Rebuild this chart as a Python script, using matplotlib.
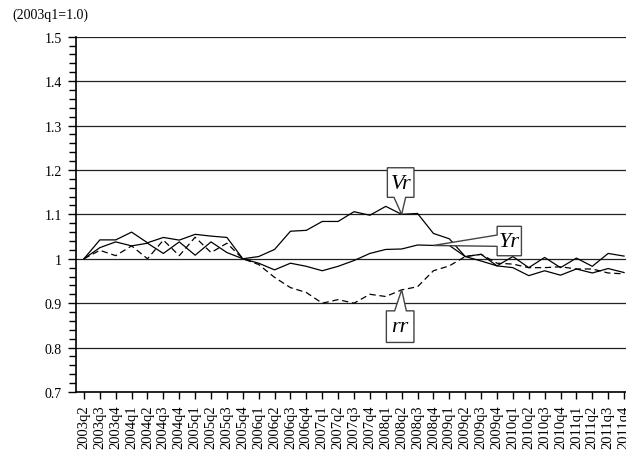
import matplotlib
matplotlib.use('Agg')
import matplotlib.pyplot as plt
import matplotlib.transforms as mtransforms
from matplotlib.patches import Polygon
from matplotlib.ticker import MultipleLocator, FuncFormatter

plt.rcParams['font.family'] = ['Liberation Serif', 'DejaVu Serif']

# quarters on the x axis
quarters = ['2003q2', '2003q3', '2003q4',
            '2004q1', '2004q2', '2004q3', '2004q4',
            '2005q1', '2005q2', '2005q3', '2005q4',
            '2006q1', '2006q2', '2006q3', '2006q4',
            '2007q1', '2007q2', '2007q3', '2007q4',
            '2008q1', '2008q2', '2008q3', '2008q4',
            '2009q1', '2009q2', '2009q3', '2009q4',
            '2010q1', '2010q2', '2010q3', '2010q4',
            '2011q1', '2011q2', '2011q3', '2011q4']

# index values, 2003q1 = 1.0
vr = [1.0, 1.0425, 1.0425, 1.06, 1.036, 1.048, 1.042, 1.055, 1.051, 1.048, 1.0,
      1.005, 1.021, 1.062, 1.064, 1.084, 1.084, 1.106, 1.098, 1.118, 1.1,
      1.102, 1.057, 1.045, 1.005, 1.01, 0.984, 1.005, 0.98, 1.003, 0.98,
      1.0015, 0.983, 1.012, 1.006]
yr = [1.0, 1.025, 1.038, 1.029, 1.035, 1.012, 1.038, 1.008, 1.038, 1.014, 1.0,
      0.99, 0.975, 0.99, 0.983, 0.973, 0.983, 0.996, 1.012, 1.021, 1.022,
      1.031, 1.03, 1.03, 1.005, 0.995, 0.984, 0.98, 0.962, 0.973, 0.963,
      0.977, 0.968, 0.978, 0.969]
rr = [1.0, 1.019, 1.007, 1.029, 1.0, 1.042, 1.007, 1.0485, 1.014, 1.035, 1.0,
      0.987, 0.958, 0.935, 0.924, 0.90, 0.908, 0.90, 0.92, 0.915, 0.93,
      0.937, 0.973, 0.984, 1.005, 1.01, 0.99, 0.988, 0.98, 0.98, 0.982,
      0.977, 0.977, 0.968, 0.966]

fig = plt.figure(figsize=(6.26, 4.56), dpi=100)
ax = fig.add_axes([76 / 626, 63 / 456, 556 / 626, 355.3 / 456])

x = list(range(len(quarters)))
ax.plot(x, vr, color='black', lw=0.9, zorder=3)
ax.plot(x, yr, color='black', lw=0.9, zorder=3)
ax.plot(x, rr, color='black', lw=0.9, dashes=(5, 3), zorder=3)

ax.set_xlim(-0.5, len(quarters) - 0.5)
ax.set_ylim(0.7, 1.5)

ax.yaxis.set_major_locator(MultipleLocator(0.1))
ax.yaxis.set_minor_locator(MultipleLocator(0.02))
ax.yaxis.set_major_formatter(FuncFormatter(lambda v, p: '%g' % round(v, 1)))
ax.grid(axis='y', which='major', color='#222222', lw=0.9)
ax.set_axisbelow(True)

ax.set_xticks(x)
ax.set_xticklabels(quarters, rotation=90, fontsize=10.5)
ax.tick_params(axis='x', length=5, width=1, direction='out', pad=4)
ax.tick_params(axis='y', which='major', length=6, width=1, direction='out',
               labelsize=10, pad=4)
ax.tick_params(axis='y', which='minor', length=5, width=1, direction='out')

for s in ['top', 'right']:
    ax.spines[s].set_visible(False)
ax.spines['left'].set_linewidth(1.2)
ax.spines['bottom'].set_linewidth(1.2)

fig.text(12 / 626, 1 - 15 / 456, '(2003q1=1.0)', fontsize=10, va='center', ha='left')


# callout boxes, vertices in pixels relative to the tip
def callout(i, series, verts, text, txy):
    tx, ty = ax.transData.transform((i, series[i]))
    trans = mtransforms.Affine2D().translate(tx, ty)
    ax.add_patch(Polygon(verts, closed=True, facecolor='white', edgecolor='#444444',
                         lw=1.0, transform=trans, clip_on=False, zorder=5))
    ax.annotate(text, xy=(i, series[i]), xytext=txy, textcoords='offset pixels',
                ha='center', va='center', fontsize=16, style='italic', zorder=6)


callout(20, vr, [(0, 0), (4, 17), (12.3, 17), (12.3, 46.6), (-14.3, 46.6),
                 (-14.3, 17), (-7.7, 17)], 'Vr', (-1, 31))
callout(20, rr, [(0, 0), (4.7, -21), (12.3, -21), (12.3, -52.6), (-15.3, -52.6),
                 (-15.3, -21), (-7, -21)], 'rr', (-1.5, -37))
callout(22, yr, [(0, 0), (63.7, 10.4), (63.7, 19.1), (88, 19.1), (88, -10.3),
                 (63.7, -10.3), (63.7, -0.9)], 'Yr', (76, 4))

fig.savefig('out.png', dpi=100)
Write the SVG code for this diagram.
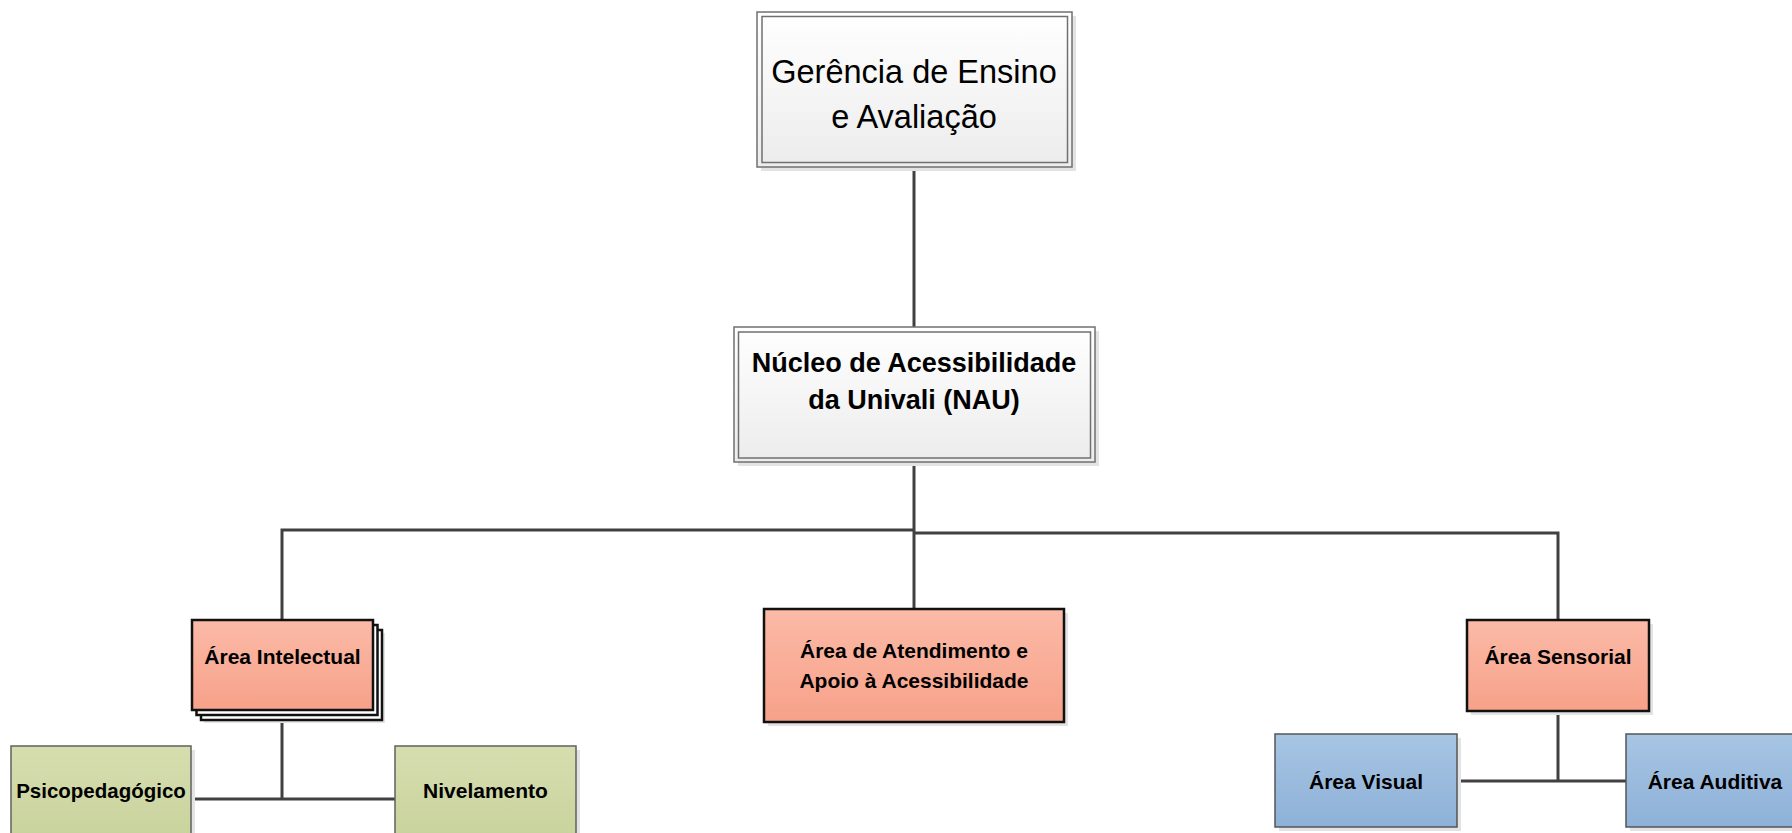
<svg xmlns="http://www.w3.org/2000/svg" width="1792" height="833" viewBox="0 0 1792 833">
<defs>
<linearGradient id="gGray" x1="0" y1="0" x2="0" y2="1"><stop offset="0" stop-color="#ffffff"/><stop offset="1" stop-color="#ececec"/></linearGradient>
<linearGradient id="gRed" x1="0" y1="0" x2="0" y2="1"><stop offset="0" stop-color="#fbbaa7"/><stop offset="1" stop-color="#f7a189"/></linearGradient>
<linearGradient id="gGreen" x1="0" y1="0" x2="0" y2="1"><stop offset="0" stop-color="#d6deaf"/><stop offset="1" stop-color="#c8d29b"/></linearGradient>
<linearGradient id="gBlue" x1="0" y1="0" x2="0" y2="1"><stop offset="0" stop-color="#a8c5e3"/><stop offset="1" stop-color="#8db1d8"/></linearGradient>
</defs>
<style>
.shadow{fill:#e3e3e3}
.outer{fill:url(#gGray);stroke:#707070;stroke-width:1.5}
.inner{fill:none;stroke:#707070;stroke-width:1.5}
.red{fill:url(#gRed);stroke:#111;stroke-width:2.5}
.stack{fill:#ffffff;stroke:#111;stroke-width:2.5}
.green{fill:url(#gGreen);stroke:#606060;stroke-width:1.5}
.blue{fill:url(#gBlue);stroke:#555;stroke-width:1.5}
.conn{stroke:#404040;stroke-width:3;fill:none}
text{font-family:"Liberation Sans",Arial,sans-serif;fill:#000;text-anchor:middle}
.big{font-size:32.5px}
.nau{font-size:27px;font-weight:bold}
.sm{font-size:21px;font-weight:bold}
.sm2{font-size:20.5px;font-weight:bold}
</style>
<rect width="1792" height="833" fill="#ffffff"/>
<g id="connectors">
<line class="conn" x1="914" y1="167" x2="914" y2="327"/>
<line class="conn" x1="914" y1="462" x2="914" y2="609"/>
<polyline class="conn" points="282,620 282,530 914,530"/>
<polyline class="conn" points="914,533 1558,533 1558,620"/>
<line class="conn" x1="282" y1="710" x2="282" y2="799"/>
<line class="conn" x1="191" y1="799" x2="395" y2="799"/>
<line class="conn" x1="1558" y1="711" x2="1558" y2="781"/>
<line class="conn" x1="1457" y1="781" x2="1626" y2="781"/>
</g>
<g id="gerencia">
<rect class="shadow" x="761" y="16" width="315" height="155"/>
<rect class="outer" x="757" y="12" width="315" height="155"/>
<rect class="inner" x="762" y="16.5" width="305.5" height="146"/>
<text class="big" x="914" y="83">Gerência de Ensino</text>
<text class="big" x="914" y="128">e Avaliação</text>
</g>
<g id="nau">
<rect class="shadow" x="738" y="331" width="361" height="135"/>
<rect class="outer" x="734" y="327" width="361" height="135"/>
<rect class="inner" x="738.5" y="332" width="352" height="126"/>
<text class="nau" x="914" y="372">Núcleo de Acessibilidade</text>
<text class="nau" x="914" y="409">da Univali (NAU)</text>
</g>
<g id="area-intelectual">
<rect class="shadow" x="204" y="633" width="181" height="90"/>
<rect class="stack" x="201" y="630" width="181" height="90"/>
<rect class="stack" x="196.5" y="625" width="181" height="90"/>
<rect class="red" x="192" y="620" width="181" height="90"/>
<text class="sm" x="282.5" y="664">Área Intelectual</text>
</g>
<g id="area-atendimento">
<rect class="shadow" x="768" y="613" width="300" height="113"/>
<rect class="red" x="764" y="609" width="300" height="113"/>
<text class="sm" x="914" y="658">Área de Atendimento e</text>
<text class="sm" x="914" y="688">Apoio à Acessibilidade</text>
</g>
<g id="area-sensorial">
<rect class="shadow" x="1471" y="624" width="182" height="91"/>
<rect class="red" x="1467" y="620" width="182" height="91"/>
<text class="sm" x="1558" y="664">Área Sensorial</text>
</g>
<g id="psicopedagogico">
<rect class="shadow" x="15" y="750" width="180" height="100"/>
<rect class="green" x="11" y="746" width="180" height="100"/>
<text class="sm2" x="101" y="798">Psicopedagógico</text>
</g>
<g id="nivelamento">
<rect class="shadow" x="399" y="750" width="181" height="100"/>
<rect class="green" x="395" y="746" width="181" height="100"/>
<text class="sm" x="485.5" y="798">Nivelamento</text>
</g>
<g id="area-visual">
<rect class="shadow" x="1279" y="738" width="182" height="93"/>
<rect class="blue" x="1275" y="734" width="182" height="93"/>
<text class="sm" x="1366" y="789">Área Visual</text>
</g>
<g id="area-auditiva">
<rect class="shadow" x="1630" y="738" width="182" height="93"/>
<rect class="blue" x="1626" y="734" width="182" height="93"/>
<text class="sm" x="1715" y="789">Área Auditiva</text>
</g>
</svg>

————

- _What to do_
Nothing but the lines from the start of the records above through the line with "plt.rcParams['font.family'] = ['Liberation" should be retyped, each exactly as written; leave out all pictures.

- _Reply to the exercise_
Rebuild this chart as a Python script, using matplotlib.
import matplotlib
matplotlib.use('Agg')
import matplotlib.pyplot as plt
import matplotlib.transforms as mtransforms
from matplotlib.patches import Polygon
from matplotlib.ticker import MultipleLocator, FuncFormatter

plt.rcParams['font.family'] = ['Liberation Serif', 'DejaVu Serif']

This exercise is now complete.